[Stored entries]
□ □ □
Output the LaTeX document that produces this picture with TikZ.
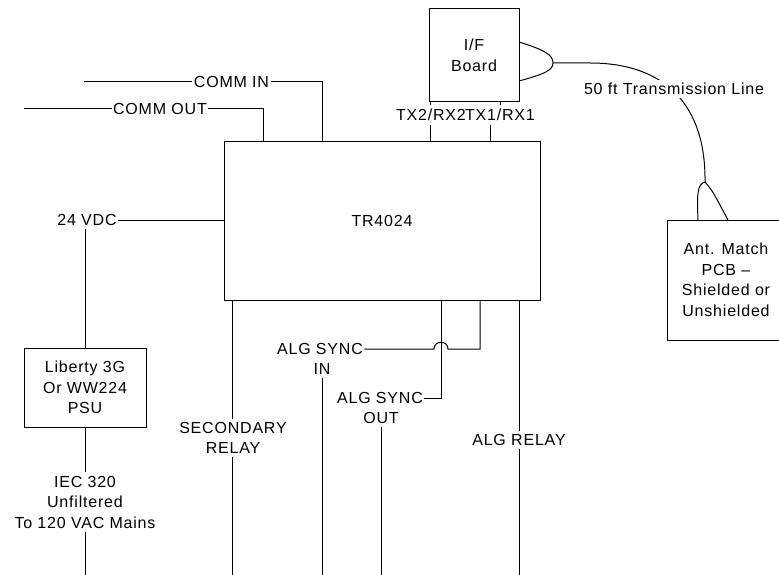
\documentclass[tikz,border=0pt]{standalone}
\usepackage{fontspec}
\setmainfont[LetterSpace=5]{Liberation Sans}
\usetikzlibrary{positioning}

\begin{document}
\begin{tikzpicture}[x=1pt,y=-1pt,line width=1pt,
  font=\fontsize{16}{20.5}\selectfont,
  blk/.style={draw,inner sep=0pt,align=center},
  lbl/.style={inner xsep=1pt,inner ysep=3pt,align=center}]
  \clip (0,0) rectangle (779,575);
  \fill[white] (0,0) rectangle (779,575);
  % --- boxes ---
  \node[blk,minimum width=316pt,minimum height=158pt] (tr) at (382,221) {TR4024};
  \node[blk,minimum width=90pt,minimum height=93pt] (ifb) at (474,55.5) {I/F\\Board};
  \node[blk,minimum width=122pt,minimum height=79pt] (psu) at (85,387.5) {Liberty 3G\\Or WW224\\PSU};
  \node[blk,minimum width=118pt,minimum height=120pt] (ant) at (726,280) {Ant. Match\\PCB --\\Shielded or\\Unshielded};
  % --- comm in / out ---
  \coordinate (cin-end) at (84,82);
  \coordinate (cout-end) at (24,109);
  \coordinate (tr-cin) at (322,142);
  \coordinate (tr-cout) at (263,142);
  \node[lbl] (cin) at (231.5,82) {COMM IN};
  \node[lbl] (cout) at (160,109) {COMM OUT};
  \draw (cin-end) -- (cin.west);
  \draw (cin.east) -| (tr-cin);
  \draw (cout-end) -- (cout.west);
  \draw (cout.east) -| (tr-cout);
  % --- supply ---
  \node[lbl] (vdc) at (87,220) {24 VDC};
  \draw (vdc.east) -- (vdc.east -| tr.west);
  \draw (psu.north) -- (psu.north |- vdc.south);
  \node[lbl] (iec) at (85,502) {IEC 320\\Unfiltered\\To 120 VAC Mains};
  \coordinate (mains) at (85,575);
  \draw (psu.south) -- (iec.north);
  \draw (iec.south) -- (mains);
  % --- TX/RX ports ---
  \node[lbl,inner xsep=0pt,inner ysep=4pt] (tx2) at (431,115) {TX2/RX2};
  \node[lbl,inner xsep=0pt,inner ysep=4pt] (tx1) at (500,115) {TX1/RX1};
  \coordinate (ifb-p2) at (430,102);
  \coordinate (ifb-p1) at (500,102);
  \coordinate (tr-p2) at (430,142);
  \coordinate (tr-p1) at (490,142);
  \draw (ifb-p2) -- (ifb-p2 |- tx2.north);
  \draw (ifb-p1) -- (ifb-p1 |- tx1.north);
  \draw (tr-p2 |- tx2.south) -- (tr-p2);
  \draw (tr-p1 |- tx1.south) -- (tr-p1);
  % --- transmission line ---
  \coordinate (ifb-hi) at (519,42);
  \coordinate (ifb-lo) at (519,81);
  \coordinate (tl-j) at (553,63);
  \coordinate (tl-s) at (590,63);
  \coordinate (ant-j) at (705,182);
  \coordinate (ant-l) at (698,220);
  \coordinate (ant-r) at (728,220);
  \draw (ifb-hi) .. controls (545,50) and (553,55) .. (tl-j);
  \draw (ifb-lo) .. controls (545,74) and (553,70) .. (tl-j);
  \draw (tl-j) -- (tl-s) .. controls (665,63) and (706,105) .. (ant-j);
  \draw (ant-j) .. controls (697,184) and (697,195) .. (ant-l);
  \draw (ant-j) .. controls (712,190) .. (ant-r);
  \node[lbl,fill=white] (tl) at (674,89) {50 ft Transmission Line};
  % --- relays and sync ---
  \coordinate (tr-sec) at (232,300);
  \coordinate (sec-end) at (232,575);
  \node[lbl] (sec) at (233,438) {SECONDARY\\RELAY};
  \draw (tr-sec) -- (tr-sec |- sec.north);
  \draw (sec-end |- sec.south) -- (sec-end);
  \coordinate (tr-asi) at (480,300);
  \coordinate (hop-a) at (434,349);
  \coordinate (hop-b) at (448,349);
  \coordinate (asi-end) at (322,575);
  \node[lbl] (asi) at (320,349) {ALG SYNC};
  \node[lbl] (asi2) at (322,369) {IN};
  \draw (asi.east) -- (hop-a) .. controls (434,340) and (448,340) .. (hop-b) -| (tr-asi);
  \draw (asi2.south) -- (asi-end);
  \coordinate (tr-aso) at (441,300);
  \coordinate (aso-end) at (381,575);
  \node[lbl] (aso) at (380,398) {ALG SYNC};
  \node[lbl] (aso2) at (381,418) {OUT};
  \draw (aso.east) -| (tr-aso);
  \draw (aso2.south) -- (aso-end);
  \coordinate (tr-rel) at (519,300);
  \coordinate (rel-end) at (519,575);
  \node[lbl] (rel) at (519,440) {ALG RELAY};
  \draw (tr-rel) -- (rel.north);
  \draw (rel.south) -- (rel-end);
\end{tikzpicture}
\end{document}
□ □ □
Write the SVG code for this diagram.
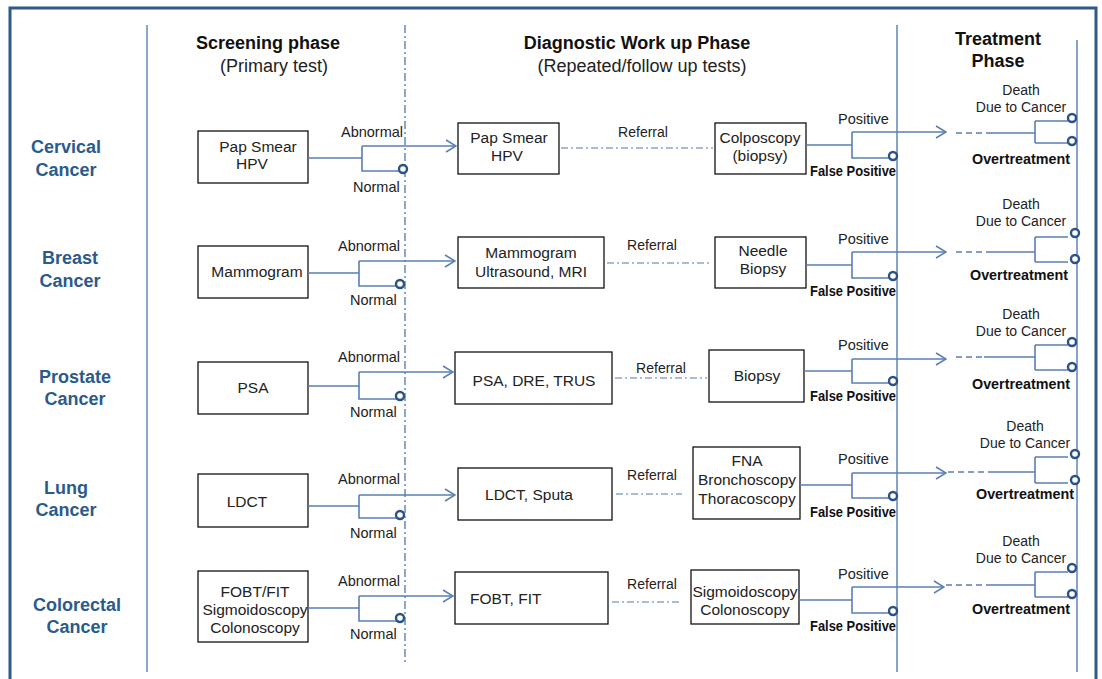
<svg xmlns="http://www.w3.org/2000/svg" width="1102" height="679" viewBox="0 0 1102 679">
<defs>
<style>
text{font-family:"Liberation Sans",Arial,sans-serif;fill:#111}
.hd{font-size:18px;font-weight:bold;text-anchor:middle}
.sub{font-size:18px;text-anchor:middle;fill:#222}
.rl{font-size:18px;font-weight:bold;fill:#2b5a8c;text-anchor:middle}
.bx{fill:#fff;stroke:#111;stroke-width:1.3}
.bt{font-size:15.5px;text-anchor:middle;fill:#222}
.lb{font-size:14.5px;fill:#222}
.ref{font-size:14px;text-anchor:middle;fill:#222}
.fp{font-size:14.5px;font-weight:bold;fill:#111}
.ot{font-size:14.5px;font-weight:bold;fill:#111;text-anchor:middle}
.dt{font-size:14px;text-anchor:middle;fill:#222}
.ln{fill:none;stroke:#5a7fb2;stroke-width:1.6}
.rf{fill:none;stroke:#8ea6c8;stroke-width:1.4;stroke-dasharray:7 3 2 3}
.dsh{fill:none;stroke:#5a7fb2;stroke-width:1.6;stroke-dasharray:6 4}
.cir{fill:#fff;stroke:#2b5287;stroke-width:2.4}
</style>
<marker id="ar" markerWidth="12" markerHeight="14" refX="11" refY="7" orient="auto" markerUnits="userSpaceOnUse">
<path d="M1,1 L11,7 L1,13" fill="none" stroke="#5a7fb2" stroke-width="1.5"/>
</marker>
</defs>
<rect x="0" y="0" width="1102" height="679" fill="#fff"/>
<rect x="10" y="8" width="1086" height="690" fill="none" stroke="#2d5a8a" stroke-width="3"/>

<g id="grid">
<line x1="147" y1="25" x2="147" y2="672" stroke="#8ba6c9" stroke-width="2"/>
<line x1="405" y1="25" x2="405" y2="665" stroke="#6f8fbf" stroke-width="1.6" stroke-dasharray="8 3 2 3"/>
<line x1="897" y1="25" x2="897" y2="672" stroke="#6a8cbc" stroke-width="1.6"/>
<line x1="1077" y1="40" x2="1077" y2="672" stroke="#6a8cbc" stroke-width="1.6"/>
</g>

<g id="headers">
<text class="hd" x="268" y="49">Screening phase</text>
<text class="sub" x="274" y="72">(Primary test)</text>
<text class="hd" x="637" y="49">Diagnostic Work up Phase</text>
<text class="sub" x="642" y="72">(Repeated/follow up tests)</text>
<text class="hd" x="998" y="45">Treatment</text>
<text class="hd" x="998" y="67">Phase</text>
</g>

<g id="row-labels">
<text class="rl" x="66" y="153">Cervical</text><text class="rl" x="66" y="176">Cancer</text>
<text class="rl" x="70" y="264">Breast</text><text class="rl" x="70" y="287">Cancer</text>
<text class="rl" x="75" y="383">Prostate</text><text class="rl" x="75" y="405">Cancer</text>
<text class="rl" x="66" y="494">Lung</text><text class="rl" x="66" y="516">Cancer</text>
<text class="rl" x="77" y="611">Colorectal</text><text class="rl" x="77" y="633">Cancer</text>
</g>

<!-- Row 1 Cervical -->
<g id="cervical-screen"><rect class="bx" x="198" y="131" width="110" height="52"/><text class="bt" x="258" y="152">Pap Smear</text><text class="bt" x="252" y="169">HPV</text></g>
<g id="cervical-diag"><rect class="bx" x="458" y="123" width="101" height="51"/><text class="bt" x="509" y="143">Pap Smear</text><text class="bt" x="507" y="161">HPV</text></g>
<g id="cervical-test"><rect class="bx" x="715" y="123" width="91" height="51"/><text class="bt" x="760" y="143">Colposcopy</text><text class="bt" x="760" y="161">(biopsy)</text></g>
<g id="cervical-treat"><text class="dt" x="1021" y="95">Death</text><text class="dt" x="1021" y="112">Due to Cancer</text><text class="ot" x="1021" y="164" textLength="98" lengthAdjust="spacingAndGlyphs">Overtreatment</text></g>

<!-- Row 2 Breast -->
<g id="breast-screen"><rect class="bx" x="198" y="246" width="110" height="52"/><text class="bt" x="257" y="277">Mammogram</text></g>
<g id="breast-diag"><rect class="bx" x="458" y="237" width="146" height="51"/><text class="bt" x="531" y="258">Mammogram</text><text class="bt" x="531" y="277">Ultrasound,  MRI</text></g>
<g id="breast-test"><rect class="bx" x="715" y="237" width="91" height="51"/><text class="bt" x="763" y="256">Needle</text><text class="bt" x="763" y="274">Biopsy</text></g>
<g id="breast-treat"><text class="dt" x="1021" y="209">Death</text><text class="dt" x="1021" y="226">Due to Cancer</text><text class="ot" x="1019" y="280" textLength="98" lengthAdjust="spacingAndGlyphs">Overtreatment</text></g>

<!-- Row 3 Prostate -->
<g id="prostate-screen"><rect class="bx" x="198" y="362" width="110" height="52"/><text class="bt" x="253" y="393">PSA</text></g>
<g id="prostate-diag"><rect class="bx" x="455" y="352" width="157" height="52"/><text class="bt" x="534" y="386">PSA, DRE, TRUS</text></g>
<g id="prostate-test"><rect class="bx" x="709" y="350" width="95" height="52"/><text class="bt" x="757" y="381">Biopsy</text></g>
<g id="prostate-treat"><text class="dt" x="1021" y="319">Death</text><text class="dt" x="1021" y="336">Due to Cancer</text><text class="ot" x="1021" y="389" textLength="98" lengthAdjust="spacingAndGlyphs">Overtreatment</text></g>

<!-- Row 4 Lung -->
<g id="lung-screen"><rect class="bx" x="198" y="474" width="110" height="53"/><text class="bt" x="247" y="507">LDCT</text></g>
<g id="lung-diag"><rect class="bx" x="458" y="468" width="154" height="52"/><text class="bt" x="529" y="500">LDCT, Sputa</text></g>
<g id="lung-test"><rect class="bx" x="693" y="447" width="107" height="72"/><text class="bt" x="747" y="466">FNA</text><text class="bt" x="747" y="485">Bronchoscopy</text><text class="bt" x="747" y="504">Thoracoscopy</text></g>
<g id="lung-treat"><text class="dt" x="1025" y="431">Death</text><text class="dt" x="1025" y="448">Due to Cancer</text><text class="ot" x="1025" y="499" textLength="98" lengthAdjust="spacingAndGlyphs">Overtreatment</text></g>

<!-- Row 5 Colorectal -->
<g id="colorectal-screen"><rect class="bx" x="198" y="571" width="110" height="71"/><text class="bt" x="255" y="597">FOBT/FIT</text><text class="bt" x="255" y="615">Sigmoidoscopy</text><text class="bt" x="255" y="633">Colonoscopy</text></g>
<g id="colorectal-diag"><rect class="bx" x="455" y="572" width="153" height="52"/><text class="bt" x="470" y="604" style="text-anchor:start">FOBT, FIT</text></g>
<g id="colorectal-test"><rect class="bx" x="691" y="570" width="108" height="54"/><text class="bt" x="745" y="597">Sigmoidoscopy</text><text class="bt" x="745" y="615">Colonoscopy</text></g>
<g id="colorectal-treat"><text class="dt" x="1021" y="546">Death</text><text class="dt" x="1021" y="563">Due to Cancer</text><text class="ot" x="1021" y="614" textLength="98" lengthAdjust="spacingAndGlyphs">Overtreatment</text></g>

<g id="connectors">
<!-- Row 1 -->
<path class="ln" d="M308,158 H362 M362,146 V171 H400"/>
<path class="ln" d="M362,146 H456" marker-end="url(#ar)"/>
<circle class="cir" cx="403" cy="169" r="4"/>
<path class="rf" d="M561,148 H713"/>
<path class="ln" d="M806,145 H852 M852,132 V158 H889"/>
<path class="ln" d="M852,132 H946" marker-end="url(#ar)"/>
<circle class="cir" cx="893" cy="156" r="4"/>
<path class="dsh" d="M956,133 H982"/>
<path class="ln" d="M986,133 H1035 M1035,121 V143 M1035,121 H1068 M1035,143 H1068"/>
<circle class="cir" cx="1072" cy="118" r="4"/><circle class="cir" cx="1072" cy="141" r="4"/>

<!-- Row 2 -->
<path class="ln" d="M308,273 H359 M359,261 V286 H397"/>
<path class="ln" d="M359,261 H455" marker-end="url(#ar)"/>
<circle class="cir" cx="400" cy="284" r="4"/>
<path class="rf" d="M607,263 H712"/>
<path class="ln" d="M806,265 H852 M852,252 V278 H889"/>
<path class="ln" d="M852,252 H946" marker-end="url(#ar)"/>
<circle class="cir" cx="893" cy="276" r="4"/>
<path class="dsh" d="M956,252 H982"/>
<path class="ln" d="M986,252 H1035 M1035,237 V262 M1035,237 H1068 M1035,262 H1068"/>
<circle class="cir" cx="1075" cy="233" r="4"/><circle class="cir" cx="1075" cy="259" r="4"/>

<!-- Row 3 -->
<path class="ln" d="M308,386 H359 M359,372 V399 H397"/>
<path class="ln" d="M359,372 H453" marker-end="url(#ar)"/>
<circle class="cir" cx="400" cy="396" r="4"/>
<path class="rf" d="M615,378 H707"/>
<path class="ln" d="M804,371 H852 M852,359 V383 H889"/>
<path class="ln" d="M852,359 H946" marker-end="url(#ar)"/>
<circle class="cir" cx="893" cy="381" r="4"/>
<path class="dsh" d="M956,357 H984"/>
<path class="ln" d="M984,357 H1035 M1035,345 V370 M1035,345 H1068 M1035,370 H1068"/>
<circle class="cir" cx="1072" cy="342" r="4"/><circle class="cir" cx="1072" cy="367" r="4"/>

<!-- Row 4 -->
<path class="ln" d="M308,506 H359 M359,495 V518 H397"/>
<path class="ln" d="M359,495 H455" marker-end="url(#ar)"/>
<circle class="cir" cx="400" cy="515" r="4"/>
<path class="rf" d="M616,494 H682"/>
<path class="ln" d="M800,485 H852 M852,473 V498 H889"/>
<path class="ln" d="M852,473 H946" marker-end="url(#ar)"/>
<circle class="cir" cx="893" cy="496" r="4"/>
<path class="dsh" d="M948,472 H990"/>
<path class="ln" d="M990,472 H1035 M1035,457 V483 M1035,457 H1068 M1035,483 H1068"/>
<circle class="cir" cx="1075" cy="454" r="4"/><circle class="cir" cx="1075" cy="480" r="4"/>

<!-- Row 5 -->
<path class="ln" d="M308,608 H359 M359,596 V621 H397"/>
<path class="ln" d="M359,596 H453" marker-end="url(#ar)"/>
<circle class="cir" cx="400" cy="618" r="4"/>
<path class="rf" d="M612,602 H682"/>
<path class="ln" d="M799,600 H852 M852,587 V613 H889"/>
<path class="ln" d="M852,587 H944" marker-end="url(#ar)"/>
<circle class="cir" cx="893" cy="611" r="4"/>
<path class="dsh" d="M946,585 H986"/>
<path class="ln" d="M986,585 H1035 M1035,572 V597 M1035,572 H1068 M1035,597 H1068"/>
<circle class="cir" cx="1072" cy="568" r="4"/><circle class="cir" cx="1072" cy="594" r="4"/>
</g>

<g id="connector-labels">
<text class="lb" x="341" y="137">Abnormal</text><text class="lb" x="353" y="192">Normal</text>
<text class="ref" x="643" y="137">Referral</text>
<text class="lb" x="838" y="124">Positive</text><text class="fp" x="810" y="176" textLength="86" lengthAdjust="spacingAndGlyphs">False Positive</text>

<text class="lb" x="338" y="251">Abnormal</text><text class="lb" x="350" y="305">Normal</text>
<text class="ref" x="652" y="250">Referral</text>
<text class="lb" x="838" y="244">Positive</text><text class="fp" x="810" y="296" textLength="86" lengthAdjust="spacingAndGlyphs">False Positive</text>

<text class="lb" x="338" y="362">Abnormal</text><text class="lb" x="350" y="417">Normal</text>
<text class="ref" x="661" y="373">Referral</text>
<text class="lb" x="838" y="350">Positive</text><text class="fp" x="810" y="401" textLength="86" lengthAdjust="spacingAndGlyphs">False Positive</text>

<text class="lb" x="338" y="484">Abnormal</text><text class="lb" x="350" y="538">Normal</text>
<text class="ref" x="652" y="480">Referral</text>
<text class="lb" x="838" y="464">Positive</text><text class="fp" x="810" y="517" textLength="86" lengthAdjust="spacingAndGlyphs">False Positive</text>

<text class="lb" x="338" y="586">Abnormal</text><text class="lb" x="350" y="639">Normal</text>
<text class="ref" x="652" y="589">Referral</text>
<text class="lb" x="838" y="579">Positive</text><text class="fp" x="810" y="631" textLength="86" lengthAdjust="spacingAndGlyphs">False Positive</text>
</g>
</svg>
□ □ □
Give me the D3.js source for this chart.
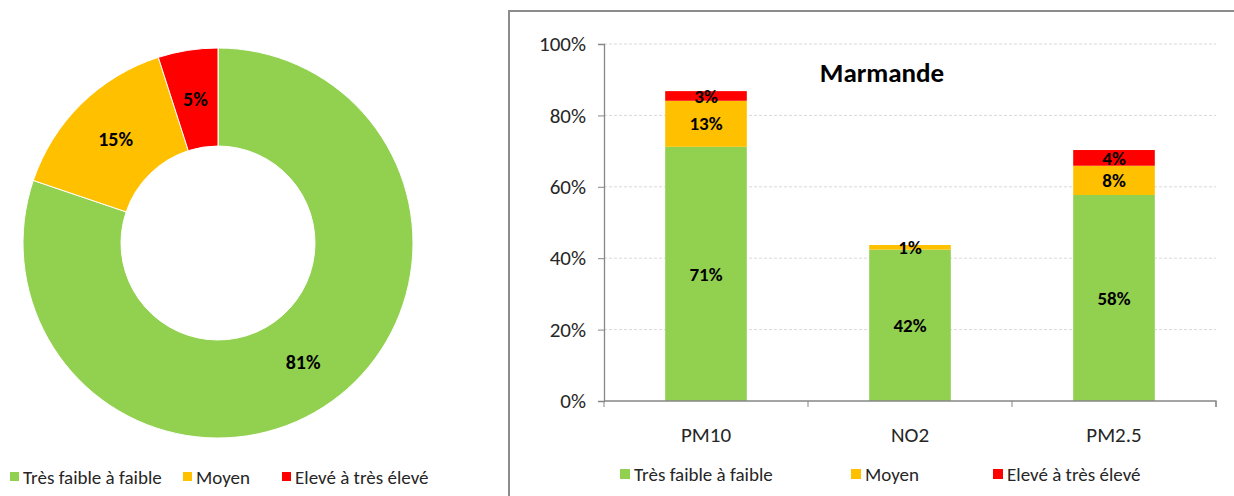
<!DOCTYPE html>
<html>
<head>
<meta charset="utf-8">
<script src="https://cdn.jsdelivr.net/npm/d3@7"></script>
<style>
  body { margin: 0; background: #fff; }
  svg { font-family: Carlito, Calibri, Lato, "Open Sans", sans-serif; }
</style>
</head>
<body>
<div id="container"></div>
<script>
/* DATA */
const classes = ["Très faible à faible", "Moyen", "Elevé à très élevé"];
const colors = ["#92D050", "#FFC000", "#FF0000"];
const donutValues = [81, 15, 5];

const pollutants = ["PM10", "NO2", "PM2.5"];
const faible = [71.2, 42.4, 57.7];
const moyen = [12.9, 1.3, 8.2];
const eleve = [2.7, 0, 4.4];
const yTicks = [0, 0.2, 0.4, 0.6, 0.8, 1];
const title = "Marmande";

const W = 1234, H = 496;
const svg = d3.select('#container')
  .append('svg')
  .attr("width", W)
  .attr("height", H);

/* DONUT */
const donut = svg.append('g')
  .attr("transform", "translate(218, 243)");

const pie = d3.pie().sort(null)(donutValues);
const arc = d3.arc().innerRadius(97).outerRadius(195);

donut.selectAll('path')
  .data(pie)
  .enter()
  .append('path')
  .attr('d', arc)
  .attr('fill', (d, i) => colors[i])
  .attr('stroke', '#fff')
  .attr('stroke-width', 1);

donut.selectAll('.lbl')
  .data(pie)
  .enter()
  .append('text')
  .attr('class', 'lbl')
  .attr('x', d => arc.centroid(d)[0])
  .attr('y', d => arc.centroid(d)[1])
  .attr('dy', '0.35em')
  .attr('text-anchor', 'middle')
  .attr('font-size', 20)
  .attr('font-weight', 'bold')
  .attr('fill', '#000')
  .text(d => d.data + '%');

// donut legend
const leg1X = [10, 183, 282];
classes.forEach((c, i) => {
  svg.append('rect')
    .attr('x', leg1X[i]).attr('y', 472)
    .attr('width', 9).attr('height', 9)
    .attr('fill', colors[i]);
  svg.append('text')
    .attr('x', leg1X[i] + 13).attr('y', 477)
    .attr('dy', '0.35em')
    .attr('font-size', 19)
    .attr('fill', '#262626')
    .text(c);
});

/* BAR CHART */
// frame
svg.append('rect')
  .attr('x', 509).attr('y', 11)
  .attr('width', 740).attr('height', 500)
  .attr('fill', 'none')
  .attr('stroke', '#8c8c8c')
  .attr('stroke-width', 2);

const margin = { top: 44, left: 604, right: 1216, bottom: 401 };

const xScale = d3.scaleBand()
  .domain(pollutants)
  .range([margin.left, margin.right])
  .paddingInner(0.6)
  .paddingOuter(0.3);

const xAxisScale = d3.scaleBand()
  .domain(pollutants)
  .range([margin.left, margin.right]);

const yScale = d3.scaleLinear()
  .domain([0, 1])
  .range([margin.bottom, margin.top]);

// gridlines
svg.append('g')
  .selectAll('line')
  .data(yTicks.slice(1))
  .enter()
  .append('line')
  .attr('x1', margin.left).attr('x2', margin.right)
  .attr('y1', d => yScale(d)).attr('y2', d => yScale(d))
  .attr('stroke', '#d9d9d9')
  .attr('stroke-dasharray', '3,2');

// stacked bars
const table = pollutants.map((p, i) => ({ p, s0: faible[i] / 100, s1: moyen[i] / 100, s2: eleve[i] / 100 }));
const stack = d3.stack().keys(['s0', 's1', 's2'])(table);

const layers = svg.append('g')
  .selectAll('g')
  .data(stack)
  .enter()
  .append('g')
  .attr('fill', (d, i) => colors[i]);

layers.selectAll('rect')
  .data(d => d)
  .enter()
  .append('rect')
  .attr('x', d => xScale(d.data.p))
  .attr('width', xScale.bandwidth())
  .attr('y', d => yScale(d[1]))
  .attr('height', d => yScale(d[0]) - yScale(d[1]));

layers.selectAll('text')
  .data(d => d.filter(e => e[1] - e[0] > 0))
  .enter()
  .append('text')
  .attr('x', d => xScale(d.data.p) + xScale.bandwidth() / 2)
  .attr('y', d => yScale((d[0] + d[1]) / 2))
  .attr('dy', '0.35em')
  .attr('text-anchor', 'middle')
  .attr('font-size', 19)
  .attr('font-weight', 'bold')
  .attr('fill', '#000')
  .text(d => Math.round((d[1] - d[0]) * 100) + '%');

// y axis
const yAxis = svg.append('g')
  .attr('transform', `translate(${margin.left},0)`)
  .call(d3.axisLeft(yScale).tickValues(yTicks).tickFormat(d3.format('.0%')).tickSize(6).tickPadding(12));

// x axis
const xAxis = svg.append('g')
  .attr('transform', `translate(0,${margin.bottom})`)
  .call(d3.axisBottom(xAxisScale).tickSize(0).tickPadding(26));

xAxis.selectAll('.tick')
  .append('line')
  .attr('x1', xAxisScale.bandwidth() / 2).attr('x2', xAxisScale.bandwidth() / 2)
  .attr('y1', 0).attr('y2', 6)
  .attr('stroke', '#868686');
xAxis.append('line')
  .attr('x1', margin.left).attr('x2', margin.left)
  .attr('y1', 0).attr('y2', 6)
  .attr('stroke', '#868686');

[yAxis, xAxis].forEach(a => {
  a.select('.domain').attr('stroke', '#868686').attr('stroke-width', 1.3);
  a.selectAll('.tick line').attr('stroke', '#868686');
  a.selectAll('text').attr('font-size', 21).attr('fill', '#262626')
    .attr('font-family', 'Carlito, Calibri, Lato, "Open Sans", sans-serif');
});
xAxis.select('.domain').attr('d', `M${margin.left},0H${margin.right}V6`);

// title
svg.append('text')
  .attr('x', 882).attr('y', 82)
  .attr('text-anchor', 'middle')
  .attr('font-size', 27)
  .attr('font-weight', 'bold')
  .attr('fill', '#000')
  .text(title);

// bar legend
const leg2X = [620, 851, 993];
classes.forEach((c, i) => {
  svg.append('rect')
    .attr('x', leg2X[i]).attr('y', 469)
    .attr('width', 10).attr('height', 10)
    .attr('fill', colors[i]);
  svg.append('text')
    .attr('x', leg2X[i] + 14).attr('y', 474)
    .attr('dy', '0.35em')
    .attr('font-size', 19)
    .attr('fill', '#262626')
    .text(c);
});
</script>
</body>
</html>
□ □ □
● **Work to complete**: Only the lines from the one bearing "Give me the D3.js source for this chart." to the one bearing "const donutValues = [81, 15, 5];", both included, should be restated word for word, with pictures left out.

● **Response to this task**:
Give me the D3.js source for this chart.
<!DOCTYPE html>
<html>
<head>
<meta charset="utf-8">
<script src="https://cdn.jsdelivr.net/npm/d3@7"></script>
<style>
  body { margin: 0; background: #fff; }
  svg { font-family: Carlito, Calibri, Lato, "Open Sans", sans-serif; }
</style>
</head>
<body>
<div id="container"></div>
<script>
/* DATA */
const classes = ["Très faible à faible", "Moyen", "Elevé à très élevé"];
const colors = ["#92D050", "#FFC000", "#FF0000"];
const donutValues = [81, 15, 5];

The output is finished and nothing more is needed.